>> begin Material

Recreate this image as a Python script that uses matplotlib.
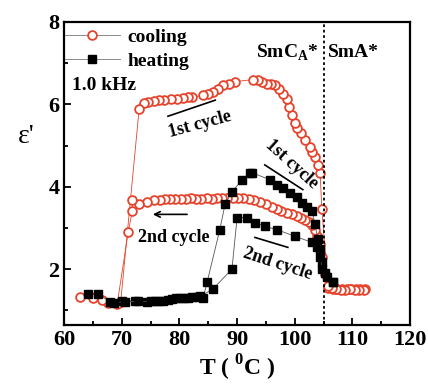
import numpy as np
import matplotlib
matplotlib.use("Agg")
import matplotlib.pyplot as plt
from matplotlib.ticker import MultipleLocator

# Data
# cooling, 1st cycle
c1_T = [112.2, 111.4, 110.6, 109.8, 109.0, 108.2, 107.4, 106.6, 105.8,
        104.7, 104.4, 104.0, 103.5, 103.0, 102.6, 101.8, 101.0, 100.4, 100.0,
        99.5, 99.0, 98.6, 98.0, 97.3, 96.6, 95.9, 95.2, 94.4, 93.6, 92.8,
        89.6, 88.6, 87.6, 86.7, 85.8, 84.9, 84.0, 82.2, 81.5, 80.6, 79.6,
        78.5, 77.4, 76.4, 75.5, 74.6, 73.8, 73.0, 69.8]
c1_e = [1.52, 1.52, 1.52, 1.53, 1.52, 1.51, 1.52, 1.53, 1.54,
        3.45, 4.34, 4.53, 4.72, 4.84, 4.96, 5.13, 5.30, 5.42, 5.54,
        5.73, 5.93, 6.14, 6.26, 6.36, 6.46, 6.50, 6.50, 6.55, 6.58, 6.60,
        6.55, 6.50, 6.46, 6.36, 6.30, 6.26, 6.22, 6.17, 6.17, 6.15, 6.14,
        6.12, 6.10, 6.10, 6.07, 6.05, 6.03, 5.88, 1.20]

# cooling, 2nd cycle
c2_T = [112.0, 111.2, 110.4, 109.6, 108.8, 108.0, 107.2, 106.4, 105.8,
        105.2, 104.8, 104.3, 103.8, 103.5, 103.0, 102.4, 101.8, 101.1, 100.4,
        99.5, 98.6, 97.7, 96.9, 96.0, 95.0, 94.0, 93.0, 92.0, 91.0, 90.1,
        89.2, 88.3, 87.4, 86.5, 85.6, 84.7, 83.8, 82.9, 82.0, 81.1, 80.2,
        79.3, 78.4, 77.5, 76.6, 75.6, 74.4, 73.0, 71.8, 71.8, 71.1, 69.2,
        67.6, 66.6, 65.0, 62.8]
c2_e = [1.50, 1.49, 1.50, 1.51, 1.50, 1.50, 1.52, 1.55, 1.60,
        1.88, 2.30, 2.60, 2.80, 2.96, 3.08, 3.14, 3.20, 3.24, 3.28,
        3.33, 3.37, 3.41, 3.45, 3.52, 3.58, 3.64, 3.68, 3.70, 3.72, 3.72,
        3.73, 3.72, 3.72, 3.72, 3.71, 3.72, 3.71, 3.71, 3.72, 3.71, 3.71,
        3.70, 3.70, 3.70, 3.69, 3.68, 3.64, 3.57, 3.69, 3.40, 2.90, 1.16,
        1.18, 1.25, 1.30, 1.33]

# heating, 1st cycle
h1_T = [64.2, 65.9, 68.0, 70.0, 72.3, 74.4, 75.8, 77.2, 78.7, 80.1, 81.5,
        83.0, 84.1, 84.8, 87.0, 87.9, 89.1, 90.9, 92.2, 92.6, 95.7, 96.9,
        98.0, 99.2, 100.4, 101.2, 102.1, 103.0, 103.5, 104.0, 104.4, 104.7,
        105.3, 106.6]
h1_e = [1.40, 1.40, 1.20, 1.23, 1.23, 1.21, 1.23, 1.24, 1.28, 1.30, 1.31,
        1.33, 1.30, 1.69, 2.96, 3.57, 3.88, 4.17, 4.34, 4.34, 4.17, 4.05,
        3.98, 3.85, 3.74, 3.60, 3.50, 3.40, 3.10, 2.73, 2.48, 2.17,
        1.90, 1.69]

# heating, 2nd cycle
h2_T = [68.6, 70.6, 72.8, 75.0, 76.5, 78.0, 79.4, 80.8, 82.2, 83.6, 85.8,
        89.1, 90.0, 91.7, 93.1, 94.8, 96.9, 100.0, 103.0, 103.8, 104.4,
        104.8, 105.6, 106.6]
h2_e = [1.19, 1.21, 1.22, 1.22, 1.24, 1.26, 1.29, 1.30, 1.32, 1.34, 1.52,
        2.00, 3.25, 3.25, 3.13, 3.04, 2.96, 2.80, 2.65, 2.53, 2.30,
        2.00, 1.80, 1.69]

red = '#e5432b'
serif = ['Liberation Serif', 'DejaVu Serif']
plt.rcParams['font.family'] = serif
plt.rcParams['font.weight'] = 'bold'
plt.rcParams['mathtext.fontset'] = 'custom'
plt.rcParams['mathtext.rm'] = 'Liberation Serif:bold'

fig = plt.figure(figsize=(4.28, 3.9), dpi=100)
ax = fig.add_axes([0.150, 0.167, 0.808, 0.777])

ckw = dict(color=red, lw=0.6, marker='o', ms=6.3, mfc='white', mec=red, mew=1.3)
hkw = dict(color='#555555', lw=0.6, marker='s', ms=5.8, mfc='black', mec='black')

ax.plot(c1_T, c1_e, label='cooling', **ckw)
ax.plot(c2_T, c2_e, **ckw)
ax.plot(h1_T, h1_e, label='heating', **hkw)
ax.plot(h2_T, h2_e, **hkw)

ax.axvline(105, color='black', ls=(0, (1.5, 1.5)), lw=1.3)

ax.set_xlim(60, 120)
ax.set_ylim(0.65, 8)
ax.xaxis.set_major_locator(MultipleLocator(10))
ax.xaxis.set_minor_locator(MultipleLocator(5))
ax.yaxis.set_major_locator(MultipleLocator(2))
ax.yaxis.set_minor_locator(MultipleLocator(1))
ax.tick_params(which='both', direction='in', labelsize=16, width=1.3)
ax.tick_params(which='major', length=5)
ax.tick_params(which='minor', length=3)
for sp in ax.spines.values():
    sp.set_linewidth(1.6)
ax.set_yticks([2, 4, 6, 8])

ax.set_xlabel(r'T ( $^{0}$C )', fontsize=17, fontweight='bold', labelpad=2)
ax.set_ylabel("ε'", fontsize=20, rotation=0, labelpad=12, fontweight='normal')
ax.yaxis.set_label_coords(-0.11, 0.58)

leg = ax.legend(loc='upper left', frameon=False, fontsize=14, handlelength=2.8,
                borderaxespad=0.0, bbox_to_anchor=(-0.02, 1.005), handletextpad=0.4,
                labelspacing=0.35)
for h in leg.legend_handles:
    h.set_color('#777777')

ax.text(61.3, 6.46, '1.0 kHz', fontsize=14, va='center')
ax.text(93.2, 7.25, r'SmC$_{\mathrm{A}}$*', fontsize=14, va='center')
ax.text(105.8, 7.25, 'SmA*', fontsize=14, va='center')

# cycle annotations
ax.text(83.6, 5.52, '1st cycle', fontsize=13, rotation=15, ha='center', va='center')
ax.plot([78.0, 86.2], [5.71, 6.10], color='black', lw=1.2)
ax.text(99.4, 4.55, '1st cycle', fontsize=13, rotation=-42, ha='center', va='center')
ax.plot([94.8, 101.4], [4.53, 3.93], color='black', lw=1.2)
ax.annotate('', xy=(74.9, 3.33), xytext=(81.8, 3.33),
            arrowprops=dict(arrowstyle='->', color='black', lw=1.2))
ax.text(79.0, 2.77, '2nd cycle', fontsize=13, ha='center', va='center')
ax.text(97.0, 2.12, '2nd cycle', fontsize=13, rotation=-18, ha='center', va='center')
ax.plot([93.1, 98.8], [2.77, 2.53], color='black', lw=1.2)

fig.savefig('out.png', dpi=100)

>> end Material

▸ **Stated task**: Reproduce the material above verbatim; omit every picture.

▸ **Solved problem**:
Recreate this image as a Python script that uses matplotlib.
import numpy as np
import matplotlib
matplotlib.use("Agg")
import matplotlib.pyplot as plt
from matplotlib.ticker import MultipleLocator

# Data
# cooling, 1st cycle
c1_T = [112.2, 111.4, 110.6, 109.8, 109.0, 108.2, 107.4, 106.6, 105.8,
        104.7, 104.4, 104.0, 103.5, 103.0, 102.6, 101.8, 101.0, 100.4, 100.0,
        99.5, 99.0, 98.6, 98.0, 97.3, 96.6, 95.9, 95.2, 94.4, 93.6, 92.8,
        89.6, 88.6, 87.6, 86.7, 85.8, 84.9, 84.0, 82.2, 81.5, 80.6, 79.6,
        78.5, 77.4, 76.4, 75.5, 74.6, 73.8, 73.0, 69.8]
c1_e = [1.52, 1.52, 1.52, 1.53, 1.52, 1.51, 1.52, 1.53, 1.54,
        3.45, 4.34, 4.53, 4.72, 4.84, 4.96, 5.13, 5.30, 5.42, 5.54,
        5.73, 5.93, 6.14, 6.26, 6.36, 6.46, 6.50, 6.50, 6.55, 6.58, 6.60,
        6.55, 6.50, 6.46, 6.36, 6.30, 6.26, 6.22, 6.17, 6.17, 6.15, 6.14,
        6.12, 6.10, 6.10, 6.07, 6.05, 6.03, 5.88, 1.20]

# cooling, 2nd cycle
c2_T = [112.0, 111.2, 110.4, 109.6, 108.8, 108.0, 107.2, 106.4, 105.8,
        105.2, 104.8, 104.3, 103.8, 103.5, 103.0, 102.4, 101.8, 101.1, 100.4,
        99.5, 98.6, 97.7, 96.9, 96.0, 95.0, 94.0, 93.0, 92.0, 91.0, 90.1,
        89.2, 88.3, 87.4, 86.5, 85.6, 84.7, 83.8, 82.9, 82.0, 81.1, 80.2,
        79.3, 78.4, 77.5, 76.6, 75.6, 74.4, 73.0, 71.8, 71.8, 71.1, 69.2,
        67.6, 66.6, 65.0, 62.8]
c2_e = [1.50, 1.49, 1.50, 1.51, 1.50, 1.50, 1.52, 1.55, 1.60,
        1.88, 2.30, 2.60, 2.80, 2.96, 3.08, 3.14, 3.20, 3.24, 3.28,
        3.33, 3.37, 3.41, 3.45, 3.52, 3.58, 3.64, 3.68, 3.70, 3.72, 3.72,
        3.73, 3.72, 3.72, 3.72, 3.71, 3.72, 3.71, 3.71, 3.72, 3.71, 3.71,
        3.70, 3.70, 3.70, 3.69, 3.68, 3.64, 3.57, 3.69, 3.40, 2.90, 1.16,
        1.18, 1.25, 1.30, 1.33]

# heating, 1st cycle
h1_T = [64.2, 65.9, 68.0, 70.0, 72.3, 74.4, 75.8, 77.2, 78.7, 80.1, 81.5,
        83.0, 84.1, 84.8, 87.0, 87.9, 89.1, 90.9, 92.2, 92.6, 95.7, 96.9,
        98.0, 99.2, 100.4, 101.2, 102.1, 103.0, 103.5, 104.0, 104.4, 104.7,
        105.3, 106.6]
h1_e = [1.40, 1.40, 1.20, 1.23, 1.23, 1.21, 1.23, 1.24, 1.28, 1.30, 1.31,
        1.33, 1.30, 1.69, 2.96, 3.57, 3.88, 4.17, 4.34, 4.34, 4.17, 4.05,
        3.98, 3.85, 3.74, 3.60, 3.50, 3.40, 3.10, 2.73, 2.48, 2.17,
        1.90, 1.69]

# heating, 2nd cycle
h2_T = [68.6, 70.6, 72.8, 75.0, 76.5, 78.0, 79.4, 80.8, 82.2, 83.6, 85.8,
        89.1, 90.0, 91.7, 93.1, 94.8, 96.9, 100.0, 103.0, 103.8, 104.4,
        104.8, 105.6, 106.6]
h2_e = [1.19, 1.21, 1.22, 1.22, 1.24, 1.26, 1.29, 1.30, 1.32, 1.34, 1.52,
        2.00, 3.25, 3.25, 3.13, 3.04, 2.96, 2.80, 2.65, 2.53, 2.30,
        2.00, 1.80, 1.69]

red = '#e5432b'
serif = ['Liberation Serif', 'DejaVu Serif']
plt.rcParams['font.family'] = serif
plt.rcParams['font.weight'] = 'bold'
plt.rcParams['mathtext.fontset'] = 'custom'
plt.rcParams['mathtext.rm'] = 'Liberation Serif:bold'

fig = plt.figure(figsize=(4.28, 3.9), dpi=100)
ax = fig.add_axes([0.150, 0.167, 0.808, 0.777])

ckw = dict(color=red, lw=0.6, marker='o', ms=6.3, mfc='white', mec=red, mew=1.3)
hkw = dict(color='#555555', lw=0.6, marker='s', ms=5.8, mfc='black', mec='black')

ax.plot(c1_T, c1_e, label='cooling', **ckw)
ax.plot(c2_T, c2_e, **ckw)
ax.plot(h1_T, h1_e, label='heating', **hkw)
ax.plot(h2_T, h2_e, **hkw)

ax.axvline(105, color='black', ls=(0, (1.5, 1.5)), lw=1.3)

ax.set_xlim(60, 120)
ax.set_ylim(0.65, 8)
ax.xaxis.set_major_locator(MultipleLocator(10))
ax.xaxis.set_minor_locator(MultipleLocator(5))
ax.yaxis.set_major_locator(MultipleLocator(2))
ax.yaxis.set_minor_locator(MultipleLocator(1))
ax.tick_params(which='both', direction='in', labelsize=16, width=1.3)
ax.tick_params(which='major', length=5)
ax.tick_params(which='minor', length=3)
for sp in ax.spines.values():
    sp.set_linewidth(1.6)
ax.set_yticks([2, 4, 6, 8])

ax.set_xlabel(r'T ( $^{0}$C )', fontsize=17, fontweight='bold', labelpad=2)
ax.set_ylabel("ε'", fontsize=20, rotation=0, labelpad=12, fontweight='normal')
ax.yaxis.set_label_coords(-0.11, 0.58)

leg = ax.legend(loc='upper left', frameon=False, fontsize=14, handlelength=2.8,
                borderaxespad=0.0, bbox_to_anchor=(-0.02, 1.005), handletextpad=0.4,
                labelspacing=0.35)
for h in leg.legend_handles:
    h.set_color('#777777')

ax.text(61.3, 6.46, '1.0 kHz', fontsize=14, va='center')
ax.text(93.2, 7.25, r'SmC$_{\mathrm{A}}$*', fontsize=14, va='center')
ax.text(105.8, 7.25, 'SmA*', fontsize=14, va='center')

# cycle annotations
ax.text(83.6, 5.52, '1st cycle', fontsize=13, rotation=15, ha='center', va='center')
ax.plot([78.0, 86.2], [5.71, 6.10], color='black', lw=1.2)
ax.text(99.4, 4.55, '1st cycle', fontsize=13, rotation=-42, ha='center', va='center')
ax.plot([94.8, 101.4], [4.53, 3.93], color='black', lw=1.2)
ax.annotate('', xy=(74.9, 3.33), xytext=(81.8, 3.33),
            arrowprops=dict(arrowstyle='->', color='black', lw=1.2))
ax.text(79.0, 2.77, '2nd cycle', fontsize=13, ha='center', va='center')
ax.text(97.0, 2.12, '2nd cycle', fontsize=13, rotation=-18, ha='center', va='center')
ax.plot([93.1, 98.8], [2.77, 2.53], color='black', lw=1.2)

fig.savefig('out.png', dpi=100)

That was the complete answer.